A couple of students meet for lunch, talk for a while, and then one of them says, “Hey! Let’s put on Shakespeare!”

“That’s just about how it happened,” said Nigel Caplan, a master’s student in the Graduate School of Education who, along with Akiva Fox (C’02), started the Underground Shakespeare Company in January after a lunchtime chat led the two to conclude that the campus was ready for low-budget, high-fun Shakespeare plays.

Fox, who hails from Boston, had already acted in several campus productions, but, he said, “I did mostly musicals. I missed doing very good plays.”

Caplan had read and enjoyed Shakespeare for years, going back to his youth in Leeds, England. And he was interested in directing. It was a perfect fit.

“We saw that nobody was doing Shakespeare on campus, and that’s a shame,” Fox said. “And we thought we could put on plays in a simpler, more fun fashion.”

And so in less than three months, the pair picked a play, assembled a cast and pulled off a successful production of “Twelfth Night” in the rooftop lounge of Harnwell College House Feb. 22 to 24.

“Shakespeare is a good template for anyone who wants to do a good play well,” Fox said. And it’s a good template for anyone who wants to learn, Caplan added. “If you can’t do the classics well, then you can’t do contemporary theater well, either. You have to know what it is you’re rebelling against.”

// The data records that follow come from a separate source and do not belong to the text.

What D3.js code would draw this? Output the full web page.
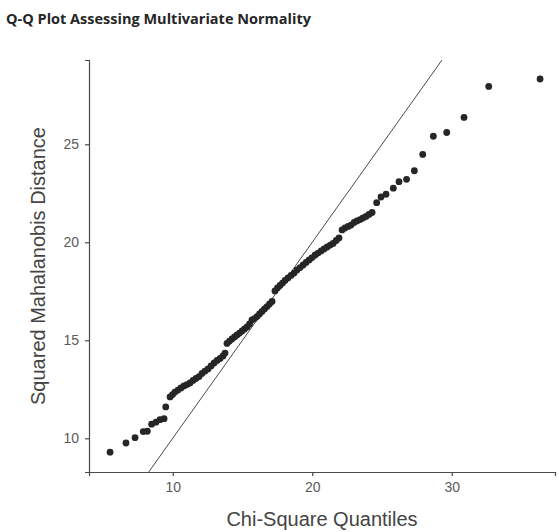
<!DOCTYPE html>
<html>
<head>
<meta charset="utf-8">
<script src="https://cdn.jsdelivr.net/npm/d3@7"></script>
<style>
  body{margin:0;background:#fff;}
  #chart{width:559px;height:532px;}
</style>
</head>
<body>
<div id="chart"></div>
<script>
// chi-square quantiles (x)
var chi_quantiles = [
  5.51, 6.65, 7.30, 7.89, 8.18, 8.49, 8.80, 9.09, 9.38, 9.50,
  9.81, 9.99, 10.16, 10.38, 10.59, 10.81, 11.02, 11.24, 11.46, 11.67,
  11.89, 12.10, 12.32, 12.53, 12.75, 12.97, 13.18, 13.40, 13.61, 13.75,
  13.89, 14.07, 14.25, 14.43, 14.61, 14.79, 14.97, 15.15, 15.33, 15.51,
  15.68, 15.86, 16.04, 16.22, 16.40, 16.58, 16.76, 16.94, 17.12,
  17.33, 17.51, 17.69, 17.87, 18.05, 18.26, 18.48, 18.70, 18.91, 19.13,
  19.35, 19.56, 19.78, 19.99, 20.21, 20.42, 20.64, 20.85, 21.07, 21.29,
  21.50, 21.72, 21.92,
  22.14, 22.35, 22.57, 22.78, 23.00, 23.21, 23.43, 23.64, 23.86, 24.07, 24.29,
  24.62, 24.93, 25.29, 25.81, 26.22, 26.76, 27.32, 27.92, 28.68, 29.64,
  30.88, 32.65, 36.33
]
// sorted squared mahalanobis distances (y)
var mahal_dist = [
  9.29, 9.76, 10.03, 10.34, 10.36, 10.72, 10.82, 10.95, 11.00, 11.60,
  12.11, 12.23, 12.36, 12.46, 12.57, 12.67, 12.74, 12.82, 12.95, 13.05,
  13.15, 13.31, 13.43, 13.54, 13.69, 13.84, 13.97, 14.07, 14.20, 14.35,
  14.84, 14.96, 15.07, 15.17, 15.27, 15.37, 15.48, 15.58, 15.68, 15.83,
  16.04, 16.11, 16.21, 16.34, 16.47, 16.60, 16.72, 16.85, 16.98,
  17.52, 17.67, 17.80, 17.92, 18.05, 18.18, 18.31, 18.43, 18.59, 18.71,
  18.84, 18.97, 19.10, 19.22, 19.35, 19.45, 19.56, 19.66, 19.76, 19.86,
  19.94, 20.09, 20.22,
  20.63, 20.73, 20.81, 20.88, 21.01, 21.09, 21.16, 21.24, 21.32, 21.42, 21.52,
  22.02, 22.31, 22.45, 22.76, 23.09, 23.21, 23.65, 24.48, 25.41, 25.60,
  26.37, 27.95, 28.33
]
var x_ticks = [10, 20, 30]
var y_ticks = [10, 15, 20, 25]
// reference line y = intercept + slope * x
var ref_line = [0, 1]

var title_text = "Q-Q Plot Assessing Multivariate Normality"
var x_title = "Chi-Square Quantiles"
var y_title = "Squared Mahalanobis Distance"

var data = chi_quantiles.map(function(d, i){ return {x: d, y: mahal_dist[i]} })

const margin = {top: 60, right: 4, bottom: 60, left: 89},
    width = 559 - margin.left - margin.right,
    height = 532 - margin.top - margin.bottom;

const svg_root = d3.select("#chart")
  .append("svg")
    .attr("width", 559)
    .attr("height", 532)

// title
svg_root.append("text")
    .attr("x", 6)
    .attr("y", 24)
    .attr("textLength", 305)
    .attr("lengthAdjust", "spacingAndGlyphs")
    .style("font-family", "'Open Sans', sans-serif")
    .style("font-size", "14px")
    .style("font-weight", "bold")
    .style("fill", "#262626")
    .text(title_text)

const svg = svg_root.append("g")
    .attr("transform", `translate(${margin.left}, ${margin.top})`);

const x = d3.scaleLinear()
  .domain([4.0, 37.4])
  .range([0, width])

const y = d3.scaleLinear()
  .domain([8.28, 29.3])
  .range([height, 0])

svg.append("defs").append("clipPath").attr("id", "clip")
  .append("rect").attr("width", width).attr("height", height)

// reference line
var ends = y.domain().map(function(v){ return (v - ref_line[0]) / ref_line[1] })
svg.append("line")
    .attr("clip-path", "url(#clip)")
    .attr("x1", x(ends[0]))
    .attr("y1", y(ref_line[0] + ref_line[1]*ends[0]))
    .attr("x2", x(ends[1]))
    .attr("y2", y(ref_line[0] + ref_line[1]*ends[1]))
    .attr("stroke", "#4a4a4a")
    .attr("stroke-width", 1)

// points
svg.selectAll("circle")
  .data(data)
  .join("circle")
    .attr("cx", d => x(d.x))
    .attr("cy", d => y(d.y))
    .attr("r", 3.4)
    .attr("fill", "#262626")

// axes
const xAxisG = svg.append("g")
    .attr("transform", `translate(0, ${height})`)
    .call(d3.axisBottom(x).tickValues(x_ticks).tickSize(4).tickPadding(6))
const yAxisG = svg.append("g")
    .call(d3.axisLeft(y).tickValues(y_ticks).tickSize(4).tickPadding(6))

;[xAxisG, yAxisG].forEach(function(g){
    g.select(".domain").attr("stroke", "#4a4a4a").attr("stroke-width", 1.2)
    g.selectAll(".tick line").attr("stroke", "#4a4a4a").attr("stroke-width", 1.2)
    g.selectAll(".tick text")
      .style("font-family", "'Liberation Sans', Arial, sans-serif")
      .style("font-size", "14px")
      .style("fill", "#5a5a5a")
})

// axis titles
svg.append("text")
    .attr("x", width/2)
    .attr("y", height + 54)
    .attr("text-anchor", "middle")
    .style("font-family", "'Liberation Sans', Arial, sans-serif")
    .style("font-size", "20px")
    .style("fill", "#444")
    .text(x_title)

svg.append("text")
    .attr("transform", `translate(${-margin.left + 45}, ${height/2}) rotate(-90)`)
    .attr("text-anchor", "middle")
    .style("font-family", "'Liberation Sans', Arial, sans-serif")
    .style("font-size", "20px")
    .style("fill", "#444")
    .text(y_title)
</script>
</body>
</html>
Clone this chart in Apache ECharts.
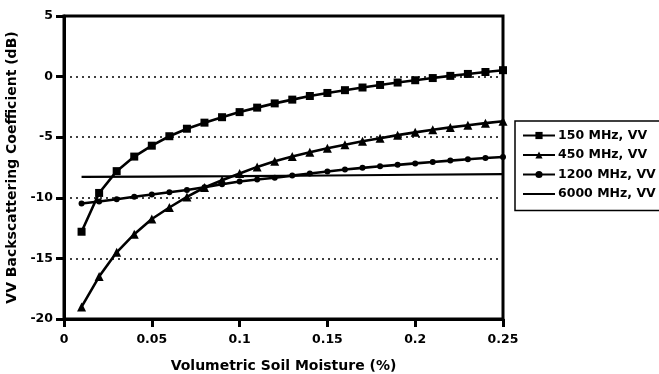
<!DOCTYPE html>
<html>
<head>
<meta charset="utf-8">
<title>VV Backscattering vs Soil Moisture</title>
<script src="https://cdn.jsdelivr.net/npm/echarts@6/dist/echarts.min.js"></script>
<style>
  html, body { margin: 0; padding: 0; background: #fff; }
  #chart { width: 659px; height: 374px; }
</style>
</head>
<body>
<div id="chart"></div>
<script>
// Volumetric soil moisture samples (fraction)
const moisture = [0.01, 0.02, 0.03, 0.04, 0.05, 0.06, 0.07, 0.08, 0.09, 0.10,
                  0.11, 0.12, 0.13, 0.14, 0.15, 0.16, 0.17, 0.18, 0.19, 0.20,
                  0.21, 0.22, 0.23, 0.24, 0.25];

// VV backscattering coefficient (dB) per frequency
const vv150 = [-12.8, -9.6, -7.8, -6.6, -5.7, -4.92, -4.3, -3.8, -3.35, -2.93,
               -2.56, -2.21, -1.9, -1.6, -1.35, -1.12, -0.9, -0.69, -0.49, -0.3,
               -0.12, 0.06, 0.22, 0.38, 0.53];
const vv450 = [-19.0, -16.5, -14.5, -13.0, -11.75, -10.8, -9.93, -9.15, -8.55, -8.0,
               -7.45, -6.98, -6.6, -6.25, -5.92, -5.62, -5.33, -5.08, -4.83, -4.6,
               -4.39, -4.19, -4.01, -3.84, -3.68];
const vv1200 = [-10.47, -10.3, -10.12, -9.92, -9.73, -9.54, -9.36, -9.13, -8.88, -8.66,
                -8.49, -8.34, -8.17, -8.0, -7.83, -7.67, -7.53, -7.4, -7.28, -7.16,
                -7.04, -6.93, -6.82, -6.72, -6.63];
// 6000 MHz is drawn as a plain line through a few readings
const moisture6000 = [0.01, 0.05, 0.10, 0.15, 0.20, 0.25];
const vv6000 = [-8.28, -8.25, -8.21, -8.16, -8.10, -8.05];

const seriesNames = ['150 MHz, VV', '450 MHz, VV', '1200 MHz, VV', '6000 MHz, VV'];

const xTicks = { min: 0, max: 0.25, interval: 0.05 };
const yTicks = { min: -20, max: 5, interval: 5 };

const FONT = 'DejaVu Sans';
const pairs = (xs, ys) => xs.map((x, i) => [x, ys[i]]);

const chart = echarts.init(document.getElementById('chart'), null, { renderer: 'canvas' });

const lineBase = {
  type: 'line',
  smooth: false,
  animation: false,
  color: '#000',
  lineStyle: { color: '#000', width: 2.6 },
  itemStyle: { color: '#000', borderWidth: 0 },
  emphasis: { disabled: true }
};

chart.setOption({
  backgroundColor: '#fff',
  animation: false,
  textStyle: { fontFamily: FONT },
  grid: {
    left: 64, right: 156, top: 16, bottom: 55,
    outerBoundsMode: 'none',
    show: true, borderColor: '#000', borderWidth: 3
  },
  legend: {
    // the plain 6000 MHz line gets no marker in its key
    data: [
      seriesNames[0], seriesNames[1], seriesNames[2],
      { name: seriesNames[3], itemStyle: { opacity: 0 } }
    ],
    orient: 'vertical',
    left: 515, top: 121,
    itemWidth: 32, itemHeight: 9, itemGap: 6.5,
    padding: [8, 8, 10, 7],
    borderColor: '#000', borderWidth: 1.5,
    textStyle: { fontFamily: FONT, fontWeight: 'bold', fontSize: 12.5, color: '#000', padding: [0, 0, 0, -2] },
    selectedMode: false
  },
  xAxis: {
    type: 'value',
    min: xTicks.min, max: xTicks.max, interval: xTicks.interval,
    name: 'Volumetric Soil Moisture (%)',
    nameLocation: 'middle', nameGap: 40,
    nameTextStyle: { fontFamily: FONT, fontWeight: 'bold', fontSize: 14, color: '#000' },
    axisLine: { show: true, onZero: false, lineStyle: { color: '#000', width: 3 } },
    axisTick: { show: true, length: 8, lineStyle: { color: '#000', width: 3 } },
    axisLabel: { fontFamily: FONT, fontWeight: 'bold', fontSize: 12.5, color: '#000', margin: 14,
                 formatter: v => String(+v.toFixed(2)) },
    splitLine: { show: false }
  },
  yAxis: {
    type: 'value',
    min: yTicks.min, max: yTicks.max, interval: yTicks.interval,
    name: 'VV Backscattering Coefficient (dB)',
    nameLocation: 'middle', nameGap: 41, nameRotate: 90,
    nameTextStyle: { fontFamily: FONT, fontWeight: 'bold', fontSize: 14, color: '#000' },
    axisLine: { show: true, onZero: false, lineStyle: { color: '#000', width: 3 } },
    axisTick: { show: true, length: 8, lineStyle: { color: '#000', width: 3 } },
    axisLabel: { fontFamily: FONT, fontWeight: 'bold', fontSize: 12.5, color: '#000', margin: 11 },
    splitLine: { show: true, lineStyle: { color: '#000', width: 1.6, type: [2, 4] } }
  },
  series: [
    Object.assign({}, lineBase, {
      name: seriesNames[0], data: pairs(moisture, vv150),
      symbol: 'rect', symbolSize: 8, z: 4
    }),
    Object.assign({}, lineBase, {
      name: seriesNames[1], data: pairs(moisture, vv450),
      symbol: 'triangle', symbolSize: 9, z: 3
    }),
    Object.assign({}, lineBase, {
      name: seriesNames[2], data: pairs(moisture, vv1200),
      symbol: 'circle', symbolSize: 6, z: 2
    }),
    Object.assign({}, lineBase, {
      name: seriesNames[3], data: pairs(moisture6000, vv6000),
      symbol: 'none', z: 1,
      lineStyle: { color: '#000', width: 2.2 }
    })
  ]
});
</script>
</body>
</html>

In staging the classics, the Underground Shakespeare Company has opted for a radical approach — literally. Sets are minimal, costumes simple and the text they use is from the First Folio.

“The First Folio is the most accurate record we have of performances in Shakespeare’s theater,” Caplan said. “Everything you need to do Shakespeare well is in it. You don’t need clever interpretations; you don’t need to set it in the Balkans during the Bosnian war.”

The company’s informal approach is much like Shakespeare’s own. “People forget that Shakespeare’s company was a touring company. They would come to a farm town and set up a stage in the square. If they didn’t have some prop, they would perform anyway.”

The goal is to put back into Shakespeare the life that was drained out of it in those high-school literature courses. “Shakespeare’s meant for the stage, not for the page,” Caplan said.

According to Fox, the approach worked. “On Saturday night, there were 150 people in the audience in various locations, seated on couches or even on the floor. They were laughing in the places we wanted them to and reacting as we hoped they would react. It was gratifying.”

And it was a bargain. Fox said that the company spent $200 to stage “Twelfth Night” and “more than made it back in ticket sales” at $2 each. The Harnwell House staff, which provided support and seed money, was so pleased with the production that they made the company the house’s resident troupe.

The company’s 19 members range in experience from neophytes — “One of our lead actors had never acted at all,” Caplan said — to seasoned veterans of the Penn theater scene. And the response to “Twelfth Night” has convinced them that there is indeed a demand for Shakespeare presented simply. The company plans to stage two productions this fall.